Hawke's announcement to the Federal Parliament this week sets the stage for the longest election campaign in Australian political history. Traditionally, the election campaign lasts three to four weeks, and the election date is announced only four to five weeks before polling day.

Hawke is gambling that an eight-week election campaign will allow him to concentrate public attention on the issues most favorable to the government and enable him to capitalize on his enormous popularity.

According to the latest polls, Hawke is rating just under 70 percent, higher than any previous prime minister, while oppostion leader Andrew Peacock's rating is less than 25 percent.

Even among those who intend to vote for the opposition parties, Hawke rates as a better prime ministerial prospect than Mr. Peacock.

In Parliament, two recent polls show Labor leading the opposition by 55 percent to 37 percent. Labor strategists are predicting that Labor will increase its large parliamentary majority.

The government is basing its optimism on the extraordinary turnaround in the economy since Labor was elected in March last year. In announcing the election date, Hawke told Parliament that the government had been elected to revive an economy in the grip of the worst recession Australia had known for 50 years.

He said it had restored economic growth to such an extent that Australia now had the fastest-growing economy of any country among the top 24 industrialized nations.

''We have created a quarter of a million new jobs in 18 months, against the loss of almost a quarter of a million jobs under the previous government,'' he said. Hawke pointed to a reduction in inflation by almost half and reduced interest rates.

Opposition leader Peacock says these changes were due to the breaking of a record drought in rural Australia, and to Australia being dragged along on the coattails of the American recovery.

Peacock plans to fight the election on taxation issues - fears of new taxes on wealth, capital gains, death duties being introduced after the elections, new taxes already imposed on retirement benefits, and the imposition of an assets test on social security pensioners.

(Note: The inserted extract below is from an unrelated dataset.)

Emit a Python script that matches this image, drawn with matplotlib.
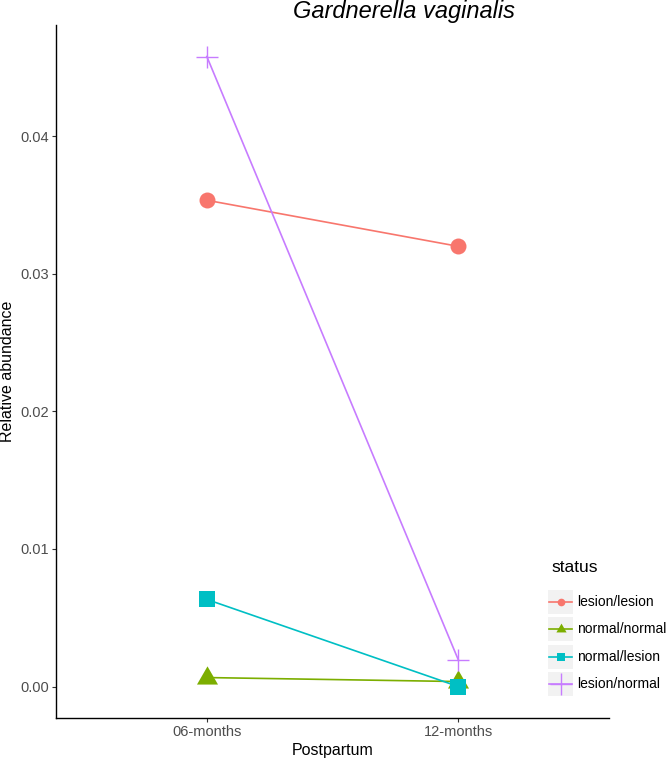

He also plans to run hard on the issue of corruption. For the past 12 months there have been a series of allegations of corruption and misuse of political influence involving the judiciary, politicians, and the police in New South Wales, whose Labor premier, Neville Wran, is also federal president of the Labor Party.

A judge of the High Court, Justice Lionel Murphy, has also been caught up in the allegations and the Senate, which is controlled by the opposition parties, is holding an inquiry into his conduct. Before his elevation to the bench, Justice Murphy was attorney-general in the Labor government of E. Gough Whitlam and Labor Party leader in the Senate.

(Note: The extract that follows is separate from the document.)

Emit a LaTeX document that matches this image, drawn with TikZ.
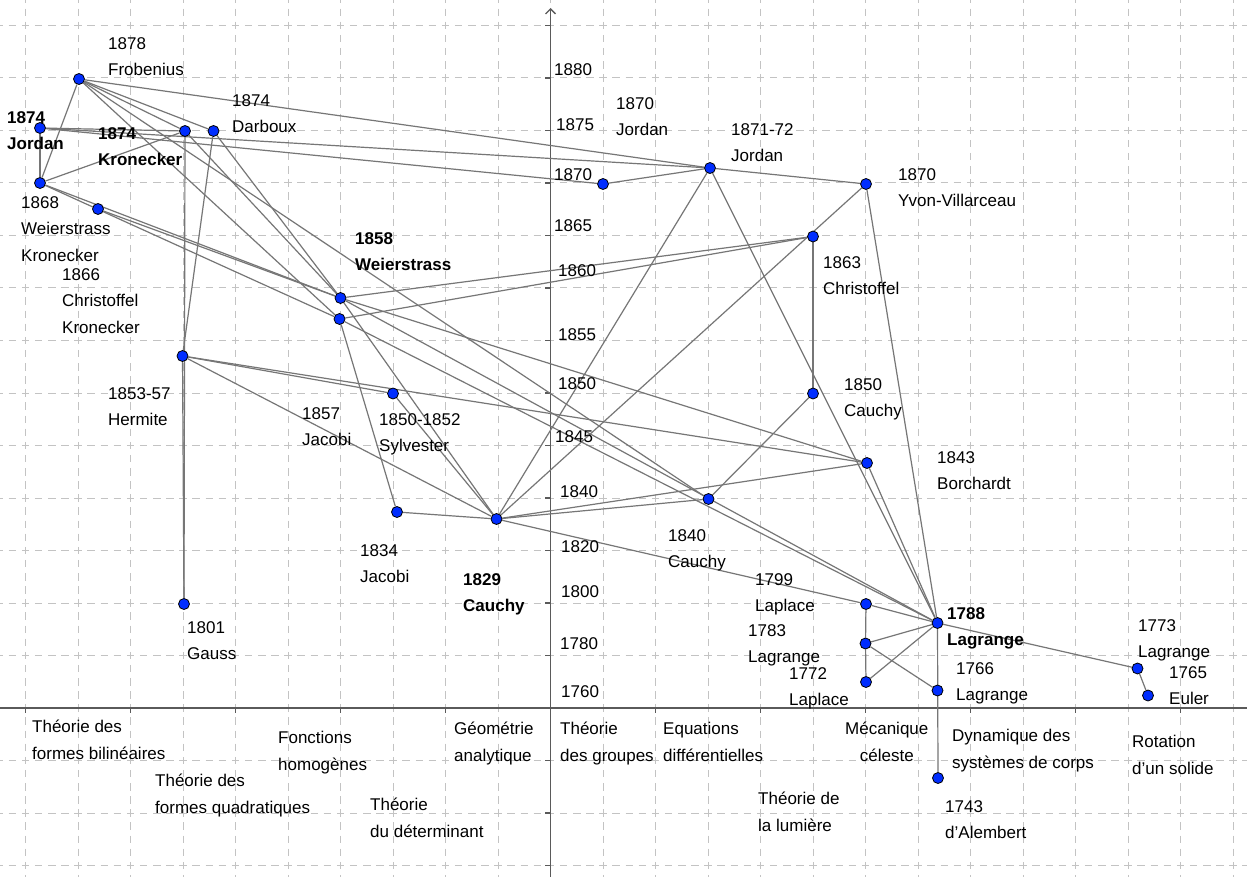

A royal commission that has been investigating organized crime is due to make its report public before the election.

The election will be the first under a new system of public funding, which should allow the Labor Party to match the campaign advertising of its opponents.

In all previous national elections, the Liberal-National Party coalition has outspent the Labor Party by two to one on political advertising on radio and televison.